By JOSEPH DELPHEY
On the night of Saturday, Oct. 25, Grace’s Place held the Spooky Ball, an annual event hosted by Black Students United (BSU), Latinx Voices (LV), and the Sexuality and Gay Alliance (SAGA). With the music bumping, people chatting, and the room dominated by a runway defined by orange and purple string lights that ran the length of the room, the purpose of the event was clear.
As the event began, the runway was lined with costumed attendees, while the voices of the emcees, Ben O’Connor of SAGA and Lyndall Breaux of BSU, set the stage for the event and introduced the first walkers. These first “ballers” were the presidents of the three host clubs, Efrem Lilly’27 of BSU, April Armenta’26 of LV, and Corinna Pope’26 of SAGA, who also judged the event as a panel. As eager performers waited in the wings, the categories were introduced: Spookiest Squad, Gore Galore, Fussiest Fright, Too Hot to Handle, Vogue, and the Finals, from which the winners of the other competitions would compete for gift cards. After the categories, but before the finals, Breaux and O’Connor introduced the category of Most Fashionably Late, to ensure the slightly less punctual could walk as well.
The event functions more or less as one would expect, the categories introduced one by one, gathering walkers at the back of the runway while a DJ, Gabbi Willis’27, maintained energy to which walkers could move. Most of the categories follow a sense of “get to the stage by any means necessary,” as walkers dazzle the clapping and cheering crowd for thirty seconds to a minute, dancing, posing, and working to enchant the judges with their costumes and vivacity. The Vogue category, on the other hand, is focused on a specific style of dance, vogue, that arose within ballroom culture, and includes spins, dips and floorwork to show off the dancer’s abilities, the category being introduced via a demonstration from Breaux, who also provided a brief history of ball culture at the opening of the event.
The significance of the vogue category highlights the history the Spooky Ball is a part of, that of a ballroom culture that arose during drag balls in the mid-19th century, developing into the more competitive house ballroom upon which the Spooky Ball is based in the early to mid-20th century. The second evolution was in large part due to racism and white exclusivity in drag and queer spaces, and the Spooky Ball’s reflects this system of competition and walking brought about by queer Black and Latin spaces built to form families after voids of rejection. This house ballroom, as well as the drag balls that preceded them are centered upon expression and acceptance, something the Spooky Ball emphasizes as well. The Spooky Ball has no sign up sheet; decisions to walk are often made on the spot, and it is clear not all are fully comfortable doing so. Despite this, Breaux, O’Connor, and Willis, along with the crowd counted walkers in and supported them with noise and appreciation as they made their way to the stage.
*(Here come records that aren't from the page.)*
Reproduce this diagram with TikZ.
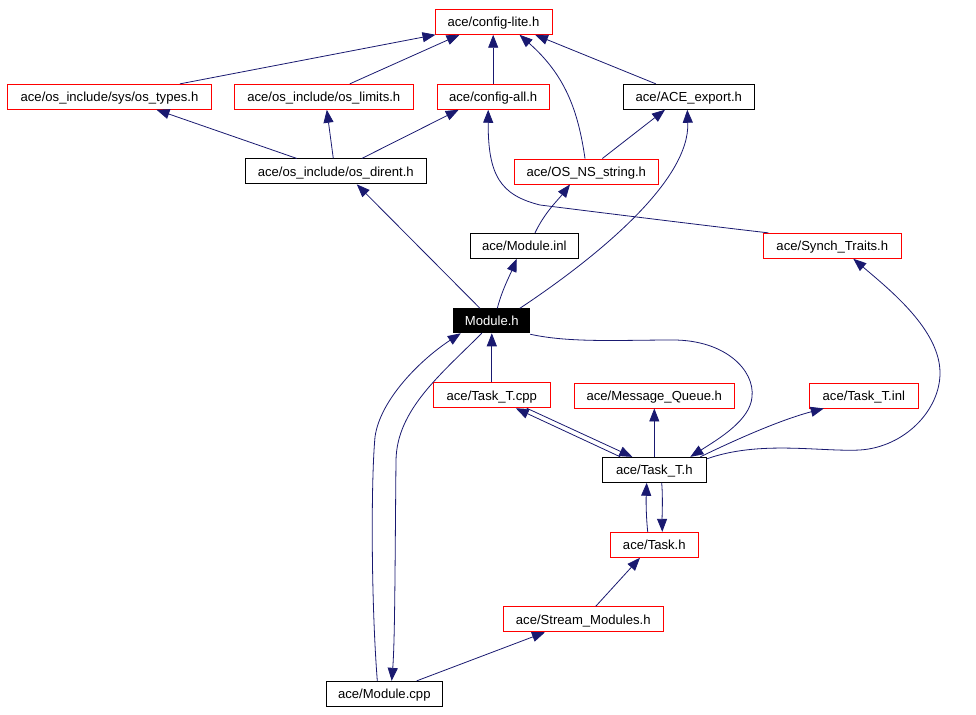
\documentclass[tikz,border=0pt]{standalone}
\usepackage{fontspec}
\setmainfont{Liberation Sans}
\usetikzlibrary{arrows.meta}
\definecolor{edgeblue}{HTML}{191970}
\definecolor{boxred}{HTML}{FF0000}
\tikzset{
  fbox/.style={draw, line width=0.9pt, rectangle, inner sep=0pt, minimum height=25pt,
    text height=12.4pt, text depth=2.6pt,
    font=\fontsize{13.1}{15}\selectfont, fill=white},
  redbox/.style={fbox, draw=boxred},
  blackbox/.style={fbox, draw=black},
  hibox/.style={fbox, draw=black, fill=black, text=white},
  edge/.style={draw=edgeblue, line width=0.8pt,
    -{Triangle[length=13pt,width=10pt,fill=edgeblue]}},
}
\begin{document}
\begin{tikzpicture}[x=1pt,y=-1pt]
\useasboundingbox (0,0) rectangle (976,714);
% nodes
\node[redbox, minimum width=117pt] (cl) at (493.5,21.8) {ace/config-lite.h};
\node[redbox, minimum width=204.4pt] (ot) at (109.5,96.8) {ace/os\_include/sys/os\_types.h};
\node[redbox, minimum width=179pt] (ol) at (323.8,96.8) {ace/os\_include/os\_limits.h};
\node[redbox, minimum width=112.3pt] (ca) at (493.2,96.8) {ace/config-all.h};
\node[blackbox, minimum width=131pt] (ae) at (688.8,96.8) {ace/ACE\_export.h};
\node[blackbox, minimum width=181pt] (od) at (335.8,171.4) {ace/os\_include/os\_dirent.h};
\node[redbox, minimum width=144pt] (os) at (586.3,171.5) {ace/OS\_NS\_string.h};
\node[blackbox, minimum width=108pt] (mi) at (524.3,245.8) {ace/Module.inl};
\node[redbox, minimum width=138pt] (st) at (832.3,245.8) {ace/Synch\_Traits.h};
\node[hibox, minimum width=76pt, minimum height=24pt] (mh) at (491.8,320.8) {Module.h};
\node[redbox, minimum width=117pt] (ttc) at (491.8,395.3) {ace/Task\_T.cpp};
\node[redbox, minimum width=160pt] (mq) at (654.3,395.5) {ace/Message\_Queue.h};
\node[redbox, minimum width=109pt] (tti) at (863.8,395.5) {ace/Task\_T.inl};
\node[blackbox, minimum width=104pt] (tth) at (654.3,469.8) {ace/Task\_T.h};
\node[redbox, minimum width=88pt] (th) at (654.3,544.8) {ace/Task.h};
\node[redbox, minimum width=160pt] (sm) at (583.3,619.3) {ace/Stream\_Modules.h};
\node[blackbox, minimum width=116pt] (mc) at (384.3,693.8) {ace/Module.cpp};
% edges
\draw[edge] ([xshift=70.5pt]ot.north) -- ([xshift=-58pt]cl.south);
\draw[edge] ([xshift=26pt]ol.north) -- ([xshift=-34pt]cl.south);
\draw[edge] (ca.north) -- ([xshift=-0.3pt]cl.south);
\draw[edge] ([xshift=-1.3pt]os.north) .. controls (578,110) and (565,75) .. ([xshift=26pt]cl.south);
\draw[edge] ([xshift=-33pt]ae.north) -- ([xshift=41.5pt]cl.south);
\draw[edge] ([xshift=-39pt]od.north) -- ([xshift=47pt]ot.south);
\draw[edge] ([xshift=-2.5pt]od.north) -- ([xshift=3pt]ol.south);
\draw[edge] ([xshift=26pt]od.north) -- ([xshift=-34.5pt]ca.south);
\draw[edge] ([xshift=16pt]os.north) -- ([xshift=-23.8pt]ae.south);
\draw[edge] ([xshift=10.7pt]mi.north) .. controls (545,212) and (558,200) .. ([xshift=-16.3pt]os.south);
\draw[edge] ([xshift=-11.8pt]mh.north) -- ([xshift=21pt]od.south);
\draw[edge] ([xshift=5.5pt]mh.north) .. controls (502,290) and (510,275) .. ([xshift=-7.6pt]mi.south);
\draw[edge] ([xshift=28pt]mh.north) .. controls (600,255) and (690,180) .. ([xshift=-1.5pt]ae.south);
\draw[edge] ([xshift=-64pt]st.north) .. controls (700,225) and (580,210) .. (540,205)
  .. controls (500,195) and (488,175) .. ([xshift=-5pt]ca.south);
\draw[edge] ([yshift=-1pt]mh.south east) .. controls (570,343) and (620,340) .. (673,340)
  .. controls (725,340) and (755,370) .. (752,397)
  .. controls (750,420) and (720,438) .. ([xshift=36pt]tth.north);
\draw[edge] (ttc.north) -- (mh.south);
\draw[edge] ([xshift=35pt]ttc.south) -- ([xshift=-22pt]tth.north);
\draw[edge] ([xshift=-34pt]tth.north) -- ([xshift=24pt]ttc.south);
\draw[edge] (tth.north) -- (mq.south);
\draw[edge] ([xshift=46pt]tth.north) .. controls (735,440) and (780,420) .. ([xshift=-40pt]tti.south);
\draw[edge] ([yshift=-2pt]tth.north east) .. controls (760,440) and (820,452) .. (860,450)
  .. controls (905,447) and (940,410) .. (940,373)
  .. controls (940,330) and (890,290) .. ([xshift=21pt]st.south);
\draw[edge] ([xshift=-6.6pt]th.north) .. controls (646,515) and (646,500) .. ([xshift=-7.6pt]tth.south);
\draw[edge] ([xshift=7.4pt]tth.south) .. controls (663,500) and (662,515) .. ([xshift=8pt]th.north);
\draw[edge] ([xshift=12.4pt]sm.north) -- ([xshift=-14.3pt]th.south);
\draw[edge] ([xshift=32.4pt]mc.north) -- ([xshift=-38.3pt]sm.south);
\draw[edge] ([xshift=-7pt]mc.north) .. controls (371,600) and (371,480) .. (375,437)
  .. controls (380,400) and (420,360) .. ([xshift=-31pt]mh.south);
\draw[edge] ([xshift=-10pt]mh.south) .. controls (440,375) and (397,410) .. (396,460)
  .. controls (395,560) and (395,640) .. ([xshift=7.4pt]mc.north);
\end{tikzpicture}
\end{document}
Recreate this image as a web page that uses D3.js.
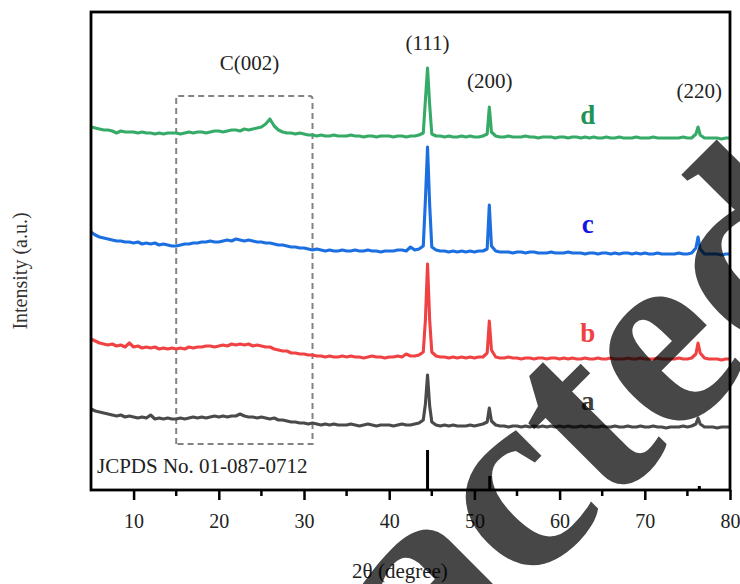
<!DOCTYPE html>
<html>
<head>
<meta charset="utf-8">
<script src="https://cdn.jsdelivr.net/npm/d3@7"></script>
<style>
  body { margin: 0; background: #fff; }
  text { font-family: "Liberation Serif", "Times New Roman", serif; }
</style>
</head>
<body>
<div id="chart"></div>
<script>
// 2theta grid (degree)
var twoTheta = [
  5,5.5,6,6.5,7,7.5,8,8.5,9,9.5,
  10,10.5,11,11.5,12,12.5,13,13.5,14,14.5,
  15,15.5,16,16.5,17,17.5,18,18.5,19,19.5,
  20,20.5,21,21.5,22,22.5,23,23.5,24,24.5,
  25,25.5,26,26.5,27,27.5,28,28.5,29,29.5,
  30,30.5,31,31.5,32,32.5,33,33.5,34,34.5,
  35,35.5,36,36.5,37,37.5,38,38.5,39,39.5,
  40,40.5,41,41.5,42,42.5,43,43.5,44,44.25,
  44.5,44.75,45,45.5,46,46.5,47,47.5,48,48.5,
  49,49.5,50,50.5,51,51.5,51.75,52,52.5,53,
  53.5,54,54.5,55,55.5,56,56.5,57,57.5,58,
  58.5,59,59.5,60,60.5,61,61.5,62,62.5,63,
  63.5,64,64.5,65,65.5,66,66.5,67,67.5,68,
  68.5,69,69.5,70,70.5,71,71.5,72,72.5,73,
  73.5,74,74.5,75,75.5,76,76.25,76.5,77,77.5,
  78,78.5,79,79.5,80
];

// intensities (a.u., already stacked)
var seriesA = [
  81,79,78,77,76,75,74,75,73,74,
  73,72,73,72,75,71,72,71,72,71,
  71,72,71,72,73,72,73,72,73,74,
  73,74,73,74,74,76,74,73,73,72,
  73,72,71,72,70,70,69,68,68,67,
  67,66,67,66,65,66,65,66,65,65,
  65,66,65,64,65,66,65,64,65,65,
  65,64,65,66,65,65,66,67,70,86,
  115,84,68,65,64,65,64,65,64,64,
  64,65,64,65,66,68,82,69,65,64,
  64,63,64,64,63,64,63,64,63,64,
  63,64,63,64,63,64,63,63,64,63,
  64,63,63,64,63,63,64,63,63,64,
  63,63,64,63,63,64,63,63,62,63,
  63,63,64,63,64,66,72,66,63,63,
  63,62,63,63,63
];
var seriesB = [
  151,149,147,146,145,146,144,145,143,147,
  143,144,142,143,142,143,141,142,141,142,
  141,142,141,143,142,143,143,144,144,143,
  144,145,144,146,145,146,145,146,144,145,
  144,143,143,141,140,139,139,137,137,136,
  136,135,135,134,134,133,134,133,133,134,
  133,134,133,133,132,133,134,133,133,132,
  133,133,134,133,136,134,134,135,138,170,
  226,170,138,134,133,133,132,133,132,133,
  132,133,132,133,133,137,169,140,133,132,
  132,133,132,132,131,132,132,131,132,132,
  131,132,132,131,132,131,132,131,131,132,
  131,131,132,131,131,132,131,131,131,132,
  131,131,132,131,131,131,132,131,131,131,
  131,132,131,131,132,136,147,137,132,131,
  131,131,130,131,131
];
var seriesC = [
  258,255,253,252,251,250,249,249,248,248,
  247,248,246,247,246,247,245,246,245,244,
  244,245,246,246,247,247,248,248,249,248,
  248,249,250,249,251,250,249,250,249,248,
  248,247,247,246,245,245,244,243,243,242,
  242,241,240,241,240,239,240,239,239,240,
  239,239,240,239,239,240,239,239,238,239,
  239,239,240,240,239,243,240,241,244,290,
  343,285,243,240,239,239,238,239,238,239,
  238,239,238,239,239,241,285,244,239,238,
  238,238,237,238,238,237,238,238,237,237,
  237,238,237,237,237,238,237,237,237,236,
  237,237,236,237,237,236,237,236,237,237,
  236,237,236,237,236,236,237,236,236,236,
  236,237,236,236,237,242,253,241,236,236,
  236,236,235,236,236
];
var seriesD = [
  363,362,361,360,360,359,357,359,358,358,
  358,357,358,357,357,356,357,356,357,357,
  357,356,357,358,357,358,358,357,358,359,
  359,358,359,360,360,359,361,360,361,362,
  363,366,371,364,360,358,357,357,356,357,
  356,355,355,354,355,354,354,355,354,354,
  354,355,354,354,353,354,354,353,354,354,
  354,353,354,354,353,354,354,355,357,390,
  422,385,356,354,354,353,354,353,353,354,
  353,354,353,353,354,356,383,358,354,353,
  353,354,353,353,353,354,353,353,352,353,
  353,353,352,353,353,352,353,353,352,353,
  352,353,352,352,353,352,352,353,352,352,
  352,353,352,352,352,353,352,352,352,352,
  352,352,353,352,352,356,363,355,352,352,
  352,352,351,352,352
];

var seriesNames = ['a', 'b', 'c', 'd'];
var seriesColors = ['#4a4a4a', '#f04242', '#1c6fe0', '#36ab68'];
var labelColors = ['#3f3f3f', '#f04242', '#1414e6', '#1e9358'];
var labelPos = [[63.3, 80], [63.3, 148], [63.3, 257], [63.3, 366]];

// JCPDS No. 01-087-0712 reference lines
var refAngles = [44.5, 51.8, 76.4];
var refHeights = [40, 14, 4];

// peak labels
var peakLabels = ['(111)', '(200)', '(220)', 'C(002)'];
var peakPos = [[44.5, 440], [51.8, 402], [76.4, 392], [23.6, 420]];

var boxX = [15, 31];
var boxY = [46, 394];

var xTicks = [10, 20, 30, 40, 50, 60, 70, 80];
var xMinor = [15, 25, 35, 45, 55, 65, 75];

//---------------------------------------------
var width = 740, height = 584;
var plotLeft = 91, plotRight = 730, plotTop = 12, plotBottom = 490;

var svg = d3.select('#chart').append('svg')
  .attr('width', width).attr('height', height);

var x = d3.scaleLinear().domain([5, 80]).range([plotLeft, plotRight]);
var y = d3.scaleLinear().domain([0, 478]).range([plotBottom, plotTop]);

// dashed box round the carbon hump
svg.append('path')
  .attr('d', 'M' + x(boxX[0]) + ',' + y(boxY[0]) +
             'V' + y(boxY[1]) + 'H' + (x(boxX[1]) - 3) +
             'Q' + x(boxX[1]) + ',' + y(boxY[1]) + ' ' + x(boxX[1]) + ',' + (y(boxY[1]) + 3) +
             'V' + y(boxY[0]) + 'Z')
  .attr('fill', 'none').attr('stroke', '#838383')
  .attr('stroke-width', 2).attr('stroke-dasharray', '6,4');

var line = d3.line()
  .x(function(d, i) { return x(twoTheta[i]); })
  .y(function(d) { return y(d); });

var allSeries = [seriesA, seriesB, seriesC, seriesD];
allSeries.forEach(function(s, k) {
  svg.append('path').datum(s)
    .attr('d', line)
    .attr('fill', 'none')
    .attr('stroke', seriesColors[k])
    .attr('stroke-width', 3.1)
    .attr('stroke-linejoin', 'round');
});

// series letters
svg.selectAll('.slabel').data(seriesNames).enter().append('text')
  .attr('class', 'slabel')
  .attr('x', function(d, i) { return x(labelPos[i][0]); })
  .attr('y', function(d, i) { return y(labelPos[i][1]); })
  .attr('text-anchor', 'middle')
  .attr('font-size', 27).attr('font-weight', 'bold')
  .attr('fill', function(d, i) { return labelColors[i]; })
  .text(function(d) { return d; });

// peak labels
svg.selectAll('.plabel').data(peakLabels).enter().append('text')
  .attr('class', 'plabel')
  .attr('x', function(d, i) { return x(peakPos[i][0]); })
  .attr('y', function(d, i) { return y(peakPos[i][1]); })
  .attr('text-anchor', 'middle')
  .attr('font-size', 21).attr('fill', '#222')
  .text(function(d) { return d; });

// reference sticks
svg.selectAll('.ref').data(refAngles).enter().append('line')
  .attr('x1', function(d) { return x(d); })
  .attr('x2', function(d) { return x(d); })
  .attr('y1', y(0))
  .attr('y2', function(d, i) { return y(refHeights[i]); })
  .attr('stroke', '#000').attr('stroke-width', 3);

svg.append('text')
  .attr('x', 97).attr('y', 473)
  .attr('font-size', 21).attr('fill', '#222')
  .text('JCPDS No. 01-087-0712');

// axis ticks
var xAxis = d3.axisBottom(x).tickValues(xTicks).tickSize(10).tickPadding(14);
var gx = svg.append('g').attr('transform', 'translate(0,' + plotBottom + ')').call(xAxis);
gx.select('.domain').remove();
gx.selectAll('line').attr('stroke', '#000').attr('stroke-width', 2.5);
gx.selectAll('text')
  .attr('font-family', '"Liberation Serif", serif')
  .attr('font-size', 20).attr('fill', '#222');

var gm = svg.append('g').attr('transform', 'translate(0,' + plotBottom + ')');
gm.selectAll('line').data(xMinor).enter().append('line')
  .attr('x1', function(d) { return x(d); })
  .attr('x2', function(d) { return x(d); })
  .attr('y1', 0).attr('y2', 6)
  .attr('stroke', '#000').attr('stroke-width', 2.5);

// frame
svg.append('rect')
  .attr('x', plotLeft).attr('y', plotTop)
  .attr('width', plotRight - plotLeft).attr('height', plotBottom - plotTop)
  .attr('fill', 'none').attr('stroke', '#000').attr('stroke-width', 2.8);

// axis titles
svg.append('text')
  .attr('transform', 'translate(27,271) rotate(-90)')
  .attr('text-anchor', 'middle')
  .attr('font-size', 20).attr('fill', '#333')
  .text('Intensity (a.u.)');

svg.append('text')
  .attr('x', 400).attr('y', 578)
  .attr('text-anchor', 'middle')
  .attr('font-size', 21).attr('fill', '#222')
  .text('2θ (degree)');

// watermark
svg.append('text')
  .attr('transform', 'translate(65,1052) rotate(-45)')
  .attr('font-size', 266).attr('font-weight', 'bold')
  .attr('fill', '#000').attr('fill-opacity', 0.72)
  .text('Retracted');
</script>
</body>
</html>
The identities taken up are those of costumes, tailoring the drag and house ballroom fashion to a Halloween event, in which Garfield, Miss Piggy, Miso from Katamari, the Vague Idea of Disco, the Beloit Buccaneer Post Twink Death, the Ice King, Lorelei Gilmore and Luke Danes, along with most of the Teen Titans and Monster High were present. These identities being taken up reveals how the Spooky Ball is just as much about competition as creating a space in which you are raucously yet lovingly encouraged to push yourself and be someone you are implicitly or explicitly told not to be elsewhere, where all act in appreciation and awe for all others as they dance, step, and crawl down the runway.